A azitromicina, um tipo de antibiótico, ganhou fama em 2020 por supostamente ajudar no tratamento da Covid-19. Ela, aliás, é incluída com certa frequência nos “kits preventivos” contra o novo coronavírus, que carecem de comprovação científica. Estudos recentes apontam, contudo, que seu uso não interfere no curso da doença em si.
A evidência mais nova vem da pesquisa inglesa Recovery. Trata-se de uma megainvestigação em busca de tratamentos eficazes para a Covid-19, conduzida por universidades como Oxford e King’s College London com pacientes do sistema de saúde britânico, o NHS.
Uma das etapas da iniciativa comparou pessoas internadas com a doença. Elas foram distribuídas de maneira aleatória em dois grupos: 2,5 mil receberam azitromicina oral ou injetável mais o tratamento padrão por pelo menos dez dias, e cerca de 5 mil foram direcionadas somente para o tratamento padrão. No fim das contas, a taxa de mortalidade e o tempo de internação foram semelhantes nos dois segmentos.
Ou seja, o antibiótico não fez diferença na recuperação dos voluntários em geral. O cenário se manteve igual ao dividir os participantes em diversos subgrupos, como idade, sexo e necessidade de respirador artificial.
Os resultados foram publicados no medRvix, site que compila artigos ainda não revisados por outros pesquisadores. Isso pede uma dose de cautela com os achado do levantamento. Ainda assim, outros artigos que passaram pelo crivo de experts do mundo todo e com metodologias igualmente sólidas chegaram a conclusões semelhantes. Um deles, conduzido por brasileiros e publicado no periódico The Lancet, também apontou que a azitromicina não é eficaz em melhorar o desfecho de quadros graves.
Mas atenção: há uma situação específica em que ela e outros antibióticos podem trazer benefícios diante do coronavírus.
A real utilidade da azitromicina na Covid-19
Logo no início da pandemia, os médicos passaram a incorporá-la como parte do tratamento do coronavírus por causa de um aprendizado vindo da gripe de outras doenças virais. Veja: frequentemente um vírus facilita a entrada de infecções bacterianas oportunistas, que podem provocar pneumonias graves e piorar o quadro do acometido.
“Como parte das defesas do organismo fica comprometida, existe uma taxa razoável de coinfecção também na Covid-19”, explica o pneumologista Frederico Fernandes, presidente da Sociedade Paulista de Pneumologia e Tisiologia.

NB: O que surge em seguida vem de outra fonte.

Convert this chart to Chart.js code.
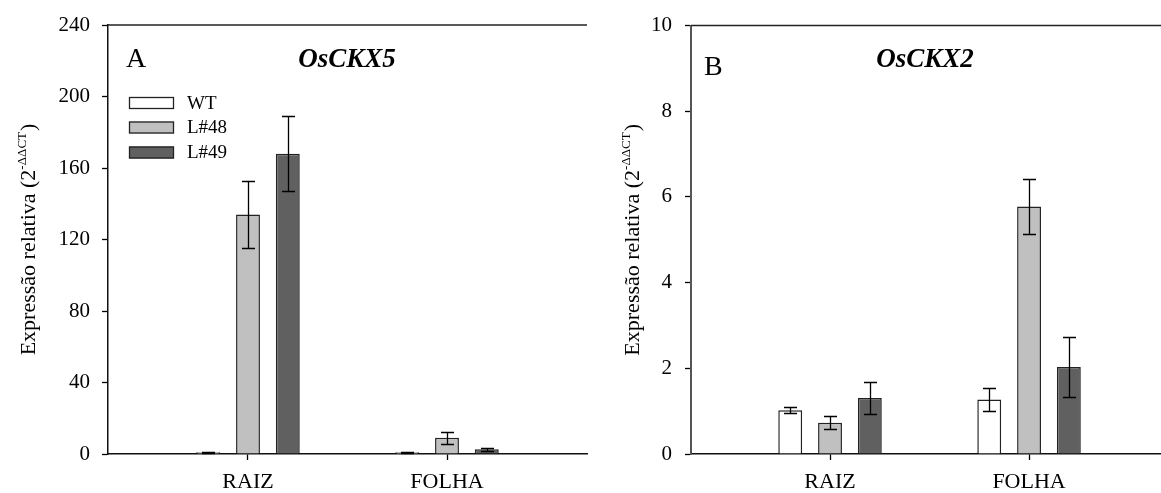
<!DOCTYPE html>
<html>
<head>
<meta charset="utf-8">
<script src="https://cdn.jsdelivr.net/npm/chart.js@4"></script>
<style>
body { margin: 0; background: #fff; width: 1161px; height: 493px; position: relative; overflow: hidden; }
canvas { position: absolute; top: 0; }
</style>
</head>
<body>
<canvas id="chartA" width="600" height="493" style="left:0"></canvas>
<canvas id="chartB" width="561" height="493" style="left:600px"></canvas>
<script>
// categories and series
const categories = ['RAIZ', 'FOLHA'];
const categoryPos = [1, 2];
const seriesNames = ['WT', 'L#48', 'L#49'];

// OsCKX5 (panel A)
const ckx5WT = [1.0, 1.0];
const ckx5L48 = [134, 9.1];
const ckx5L49 = [168, 2.6];
const ckx5WTErr = [0.3, 0.3];
const ckx5L48Err = [18.5, 3.3];
const ckx5L49Err = [21, 1.0];
const ckx5Ticks = [0, 40, 80, 120, 160, 200, 240];

// OsCKX2 (panel B)
const ckx2WT = [1.02, 1.27];
const ckx2L48 = [0.73, 5.78];
const ckx2L49 = [1.31, 2.03];
const ckx2WTErr = [0.07, 0.26];
const ckx2L48Err = [0.15, 0.65];
const ckx2L49Err = [0.38, 0.7];
const ckx2Ticks = [0, 2, 4, 6, 8, 10];

const seriesColors = ['#ffffff', '#c0c0c0', '#606060'];
const serif = '"Liberation Serif", "Times New Roman", serif';

function toPoints(values) {
    return values.map((v, i) => ({ x: categoryPos[i], y: v }));
}

// Draw error bars on top of every bar
const errorBars = {
    id: 'errorBars',
    afterDatasetsDraw(chart) {
        const ctx = chart.ctx;
        const yScale = chart.scales.y;
        ctx.save();
        ctx.strokeStyle = '#000';
        ctx.lineWidth = 1.3;
        chart.data.datasets.forEach((ds, di) => {
            const meta = chart.getDatasetMeta(di);
            meta.data.forEach((bar, i) => {
                const v = ds.data[i].y;
                const e = ds.errors[i];
                const top = Math.round(yScale.getPixelForValue(v + e)) + 0.5;
                const bot = Math.round(yScale.getPixelForValue(v - e)) + 0.5;
                const x = Math.round(bar.x) + 0.5;
                ctx.beginPath();
                ctx.moveTo(x, top); ctx.lineTo(x, bot);
                ctx.moveTo(x - 6.5, top); ctx.lineTo(x + 6.5, top);
                ctx.moveTo(x - 6.5, bot); ctx.lineTo(x + 6.5, bot);
                ctx.stroke();
            });
        });
        ctx.restore();
    }
};

// Frame top line, panel letter, gene name, y title and legend
const panelDecor = {
    id: 'panelDecor',
    afterDraw(chart, args, opts) {
        const ctx = chart.ctx;
        const area = chart.chartArea;
        ctx.save();

        ctx.strokeStyle = '#222';
        ctx.lineWidth = 1.5;
        ctx.beginPath();
        ctx.moveTo(area.left, area.top);
        ctx.lineTo(area.right, area.top);
        ctx.stroke();

        ctx.fillStyle = '#000';
        ctx.textBaseline = 'alphabetic';
        ctx.font = '28px ' + serif;
        ctx.textAlign = 'left';
        ctx.fillText(opts.letter, opts.letterX, opts.letterY);

        ctx.font = 'italic bold 27px ' + serif;
        ctx.textAlign = 'center';
        ctx.fillText(opts.gene, opts.geneX, opts.geneY);

        // rotated y title with superscript
        const main = 'Expressão relativa (2';
        const sup = '-ΔΔCT';
        const tail = ')';
        ctx.font = '22px ' + serif;
        const wMain = ctx.measureText(main).width;
        const wTail = ctx.measureText(tail).width;
        ctx.font = '13px ' + serif;
        const wSup = ctx.measureText(sup).width;
        const total = wMain + wSup + wTail + 1;
        ctx.translate(opts.titleX, (area.top + area.bottom) / 2);
        ctx.rotate(-Math.PI / 2);
        ctx.textAlign = 'left';
        let px = -total / 2;
        ctx.font = '22px ' + serif;
        ctx.fillText(main, px, 0);
        px += wMain;
        ctx.font = '13px ' + serif;
        ctx.fillText(sup, px, -9);
        px += wSup + 1;
        ctx.font = '22px ' + serif;
        ctx.fillText(tail, px, 0);
        ctx.setTransform(1, 0, 0, 1, 0, 0);

        if (opts.legend) {
            ctx.font = '19px ' + serif;
            ctx.textBaseline = 'middle';
            ctx.textAlign = 'left';
            ctx.lineWidth = 1.3;
            ctx.strokeStyle = '#222';
            const rows = [103, 127.5, 152.5];
            chart.data.datasets.forEach((ds, i) => {
                const y = rows[i];
                ctx.fillStyle = ds.backgroundColor;
                ctx.fillRect(129, y - 6, 45, 12);
                ctx.strokeRect(129.5, y - 5.5, 44, 11);
                ctx.fillStyle = '#000';
                ctx.fillText(ds.label, 187, y + 1);
            });
        }
        ctx.restore();
    }
};

function makePanel(id, cfg) {
    const ctx = document.getElementById(id).getContext('2d');
    const datasets = cfg.values.map((vals, i) => ({
        label: seriesNames[i],
        data: toPoints(vals),
        errors: cfg.errors[i],
        backgroundColor: seriesColors[i],
        borderColor: '#222',
        borderWidth: 1.5,
        categoryPercentage: 0.6,
        barPercentage: 0.6
    }));
    return new Chart(ctx, {
        type: 'bar',
        data: { datasets: datasets },
        plugins: [errorBars, panelDecor],
        options: {
            responsive: false,
            animation: false,
            devicePixelRatio: 1,
            layout: { padding: { left: 0, right: cfg.padRight, top: 25, bottom: 0 } },
            plugins: {
                legend: { display: false },
                tooltip: { enabled: false },
                panelDecor: cfg.decor
            },
            scales: {
                x: {
                    type: 'linear',
                    offset: false,
                    min: cfg.xMin,
                    max: cfg.xMax,
                    afterBuildTicks: scale => { scale.ticks = categoryPos.map(v => ({ value: v })); },
                    afterFit: scale => { scale.height = 39; },
                    ticks: {
                        callback: v => categories[categoryPos.indexOf(v)],
                        color: '#000',
                        padding: 9,
                        font: { family: serif, size: 22 }
                    },
                    grid: { offset: false, drawOnChartArea: false, tickLength: 6, tickColor: '#000', tickWidth: 1.3 },
                    border: { color: '#111', width: 1.5 }
                },
                y: {
                    min: 0,
                    max: cfg.yTicks[cfg.yTicks.length - 1],
                    afterBuildTicks: scale => { scale.ticks = cfg.yTicks.map(v => ({ value: v })); },
                    afterFit: scale => { scale.width = cfg.yWidth; },
                    ticks: {
                        color: '#000',
                        padding: cfg.tickPad,
                        font: { family: serif, size: 21 }
                    },
                    grid: { drawOnChartArea: false, tickLength: 6, tickColor: '#000', tickWidth: 1.3 },
                    border: { color: cfg.yAxisColor, width: cfg.yAxisWidth }
                }
            }
        }
    });
}

makePanel('chartA', {
    values: [ckx5WT, ckx5L48, ckx5L49],
    errors: [ckx5WTErr, ckx5L48Err, ckx5L49Err],
    yTicks: ckx5Ticks,
    xMin: 0.2965, xMax: 2.7035,
    yWidth: 108, padRight: 13, tickPad: 12,
    yAxisColor: '#111', yAxisWidth: 1.5,
    decor: { letter: 'A', letterX: 126, letterY: 67, gene: 'OsCKX5', geneX: 347, geneY: 67, titleX: 35, legend: true }
});

makePanel('chartB', {
    values: [ckx2WT, ckx2L48, ckx2L49],
    errors: [ckx2WTErr, ckx2L48Err, ckx2L49Err],
    yTicks: ckx2Ticks,
    xMin: 0.3015, xMax: 2.663,
    yWidth: 91, padRight: 0, tickPad: 13,
    yAxisColor: '#555', yAxisWidth: 2,
    decor: { letter: 'B', letterX: 104, letterY: 75, gene: 'OsCKX2', geneX: 325, geneY: 67, titleX: 39, legend: false }
});
</script>
</body>
</html>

Nesse contexto, os antibióticos podem, sim, evitar complicações da dupla infecção, assim por dizer.
Como a azitromicina combate inflamações e chegou a demonstrar atividade frente ao Sars-CoV-2 em pesquisas com células isoladas no laboratório, ela ganhou certa preferência de indicação entre os especialistas no início da pandemia. No entanto, como dissemos, as pesquisas conduzidas com uma grande quantidade de voluntários e com metodologias mais robustas descartaram esse efeito anti-Covid da azitromicina.
A regra, portanto, é recorrer aos antibióticos em pacientes com coronavírus somente quando há a suspeita da coinfecção. O ideal é confirmar com exames laboratoriais a presença da bactéria oportunista, mas o médico tem a prerrogativa de agir antes disso diante de um quadro clínico sugestivo desse ataque duplo. “Por exemplo, se há presença de pus, piora da curva febril ou se o paciente não melhora”, diz Fernandes.
E que fique claro: não há evidências a favor do uso preventivo ou como tratamento precoce (quando os sintomas ainda são leves ou mesmo inexistentes) dos chamados “kit Covid-19”. A Sociedade Brasileira de Infectologia não recomenda a azitromicina ou qualquer outro medicamento para esse fim.
A Organização Mundial de Saúde (OMS) alerta ainda que o uso indiscriminado de antibióticos na pandemia pode aumentar o risco de outros problemas de saúde pública, como as infecções resistentes a tratamentos.